## Stated problem
Go through the data and copy every line exactly, but not the images.
***** Provided material
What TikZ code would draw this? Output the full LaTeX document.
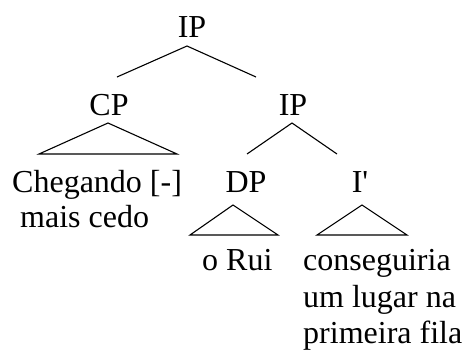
\documentclass[tikz,border=0pt]{standalone}
\usepackage{fontspec}
\setmainfont{Liberation Serif}[Ligatures={NoCommon}]
\begin{document}
\begin{tikzpicture}[x=1pt,y=-1pt,
  lbl/.style={inner sep=0pt,anchor=base,font=\fontsize{32}{37}\selectfont},
  lbll/.style={inner sep=0pt,anchor=base west,font=\fontsize{32}{37}\selectfont},
  edge/.style={line width=1.1pt,line join=miter}]
\useasboundingbox (0,0) rectangle (464,351);
% labels
\node[lbl] (ip1) at (192,37) {IP};
\node[lbl] (cp) at (109,115) {CP};
\node[lbl] (ip2) at (293,115) {IP};
\node[lbl] (dp) at (246,192) {DP};
\node[lbl] (ib) at (360,192) {I\textquotesingle};
\node[lbll] (cheg) at (12,192) {Chegando [-]};
\node[lbll] (mais) at (20,227) {mais cedo};
\node[lbll] (rui) at (202,270) {o Rui};
\node[lbll] (c1) at (303,270) {conseguiria};
\node[lbll] (c2) at (303,307) {um lugar na};
\node[lbll] (c3) at (303,343) {primeira fila};
% branch points
\coordinate (a1) at (187,46);
\coordinate (a1l) at (117,77);
\coordinate (a1r) at (256,77);
\coordinate (a2) at (292,123);
\coordinate (a2l) at (247,154);
\coordinate (a2r) at (337,154);
% triangles
\coordinate (t1) at (108,123);
\coordinate (t1l) at (39,154);
\coordinate (t1r) at (177,154);
\coordinate (t2) at (233,205);
\coordinate (t2l) at (190,235);
\coordinate (t2r) at (278,235);
\coordinate (t3) at (362,205);
\coordinate (t3l) at (317,235);
\coordinate (t3r) at (407,235);
\draw[edge] (a1l) -- (a1) -- (a1r);
\draw[edge] (a2l) -- (a2) -- (a2r);
\draw[edge] (t1l) -- (t1) -- (t1r) -- cycle;
\draw[edge] (t2l) -- (t2) -- (t2r) -- cycle;
\draw[edge] (t3l) -- (t3) -- (t3r) -- cycle;
\end{tikzpicture}
\end{document}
**********
## Solution
What TikZ code would draw this? Output the full LaTeX document.
\documentclass[tikz,border=0pt]{standalone}
\usepackage{fontspec}
\setmainfont{Liberation Serif}[Ligatures={NoCommon}]
\begin{document}
\begin{tikzpicture}[x=1pt,y=-1pt,
  lbl/.style={inner sep=0pt,anchor=base,font=\fontsize{32}{37}\selectfont},
  lbll/.style={inner sep=0pt,anchor=base west,font=\fontsize{32}{37}\selectfont},
  edge/.style={line width=1.1pt,line join=miter}]
\useasboundingbox (0,0) rectangle (464,351);
% labels
\node[lbl] (ip1) at (192,37) {IP};
\node[lbl] (cp) at (109,115) {CP};
\node[lbl] (ip2) at (293,115) {IP};
\node[lbl] (dp) at (246,192) {DP};
\node[lbl] (ib) at (360,192) {I\textquotesingle};
\node[lbll] (cheg) at (12,192) {Chegando [-]};
\node[lbll] (mais) at (20,227) {mais cedo};
\node[lbll] (rui) at (202,270) {o Rui};
\node[lbll] (c1) at (303,270) {conseguiria};
\node[lbll] (c2) at (303,307) {um lugar na};
\node[lbll] (c3) at (303,343) {primeira fila};
% branch points
\coordinate (a1) at (187,46);
\coordinate (a1l) at (117,77);
\coordinate (a1r) at (256,77);
\coordinate (a2) at (292,123);
\coordinate (a2l) at (247,154);
\coordinate (a2r) at (337,154);
% triangles
\coordinate (t1) at (108,123);
\coordinate (t1l) at (39,154);
\coordinate (t1r) at (177,154);
\coordinate (t2) at (233,205);
\coordinate (t2l) at (190,235);
\coordinate (t2r) at (278,235);
\coordinate (t3) at (362,205);
\coordinate (t3l) at (317,235);
\coordinate (t3r) at (407,235);
\draw[edge] (a1l) -- (a1) -- (a1r);
\draw[edge] (a2l) -- (a2) -- (a2r);
\draw[edge] (t1l) -- (t1) -- (t1r) -- cycle;
\draw[edge] (t2l) -- (t2) -- (t2r) -- cycle;
\draw[edge] (t3l) -- (t3) -- (t3r) -- cycle;
\end{tikzpicture}
\end{document}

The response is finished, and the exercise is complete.